Resilient injury-plagued senior field hockey player joins Miami

Published:

by Frank Aceto

Associate Sports Editor

Kiley Merrill knew it was now or never.

The hard-luck Hudson senior field hockey player tried out for the National Futures Program even though she was recovering from a serious knee injury.

If Merrill impressed her coaches enough, she would have gotten a chance to play for a team that would participate in a national competition.

Merrill could only participate in the last two sessions, while her peers got much more work.

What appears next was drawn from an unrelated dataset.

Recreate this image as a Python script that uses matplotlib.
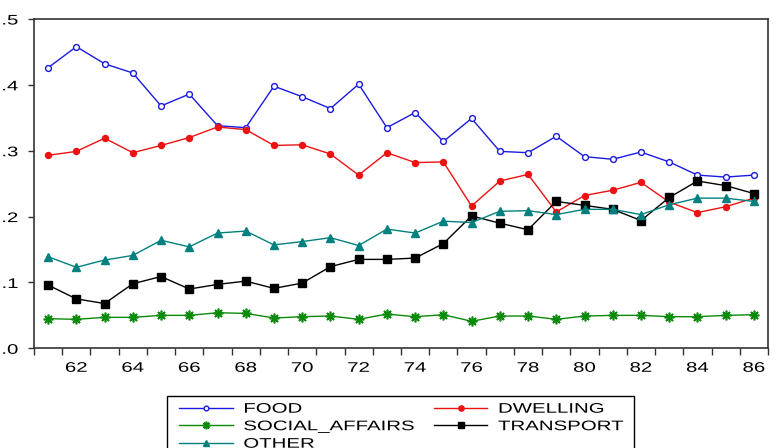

"That was the first time I played in six months," she said. "I thought my chances were pretty slim. When the results came out,

"I wasn't chosen at first. I went into [former Hudson head coach Jen Haney's] office and told her I didn't make it. She just told me if I gave 100 percent effort, I would have a shot."

Fortunately for Merrill, she made the team as an alternate.

"She just had knee surgery," Haney said. "That speaks volumes about her."

It sure did.

And such resilience is the reason why Merrill will continue playing on the collegiate level.

Merrill, an All-Ohio midfielder/forward, recently signed a national letter of intent to continue her academic and field hockey careers at Miami University in Oxford. She is leaning toward kinesiology as her major.

"Miami was always my top choice," Merrill said. "I met the coaches and the team and the campus was beautiful. It was a perfect fit."

Last year, the RedHawks finished 12-10 and qualified for the NCAA Tournament after winning the Mid-American Conference Tournament championship.

Merrill will join the team after finishing second on the team with 17 goals in 2013. Despite her injury, Merrill still finished with 39 goals and 20 assists during her career.

"I'm just going to my work my hardest," she said. "I'm just going to give it 100 percent and go in prepared. I would like to be on the field as soon as I can."

At one point, it was hard to imagine Merrill ever playing again after suffering that gruesome injury.

During Hudson's 3-2 win over backyard rival Western Reserve Academy in 2012, Merrill had to be carried off the field after an awkward fall. The injury took place just eight minutes into the game.

"I remember exactly when it happened," Merrill said. "It was the third time I had to get surgery. At that point, I was thinking, 'There is no way I can bounce back from this. But my parents and coaches really pushed me through it."

Of course, that process was anything but easy.

Not long after her trip to the hospital, Merrill started the lengthy, difficult road to recovery.

"I was on crutches for about two months," she said. "A month after that, I ran for the first time. I started off slow, but I ended up running 2-1⁄2 miles. I was told to just run a lap or two, but I didn't want to stop."

At that point, Merrill knew she was going to be back to her old self in no time. Eventually, the pain went away and Merrill got back to playing the sport she loved.

"I didn't have any complications after that," she said. "At that moment, I knew I was going to be back. I wasn't going to give up."

When Merrill returned to the field, it seemed like she never left.

Her lethal shot and array of stick skills baffled opposing defenders throughout the 2013 season.

Thanks to Merrill and her talented teammates, the Lady Explorers had a 12-game winning streak and finished 13-3.

"It was unbelievable," Merrill said. "I remember we lost a couple in a row my junior year and we cried after the games. My senior year was just crazy."

Haney knew Merrill had what it took to be an elite player. She was even more impressed with her perseverance.

"She dislocated her knee during her freshman year," Haney said. "She still had 14 goals. She is a very special person. I would consider a success story because of her history with injuries."

Merrill doesn't think she would have been able to come back as strong as she did without Haney, who retired after last season.

"Coach Haney and [assistant coach] Laurie [Wilkins] are like parents to me," Haney said. "I don't know where I'd be without them. She made me mentally strong.

Like any mischievous teenager, Merrill and her teammates had moments when they drove their coaches crazy.

"We had a senior-led run at Hudson Springs [Park]," Merrill said. "We were supposed to run it, but we decided to just walk the course. We didn't think our coaches would find out. They did find out and they made us run the course every day for a week."

Since the course was a three miles long, Merrill and her teammates learned their lesson.

It certainly showed throughout the season.

"Last year's team was the closest team I've ever been on," Merrill said.

Now, with all her injuries a distant memory, Merrill is anxious for bigger and better things. Still, though, she will always be reminded of her hardships.

But that may be a blessing in the long run.

"I have a four-inch scar on my knee," Merrill said. "But my knee doesn't bother me any more and I don't even think about it. Academically and athletically, I just want to be the best I can and reach my full potential."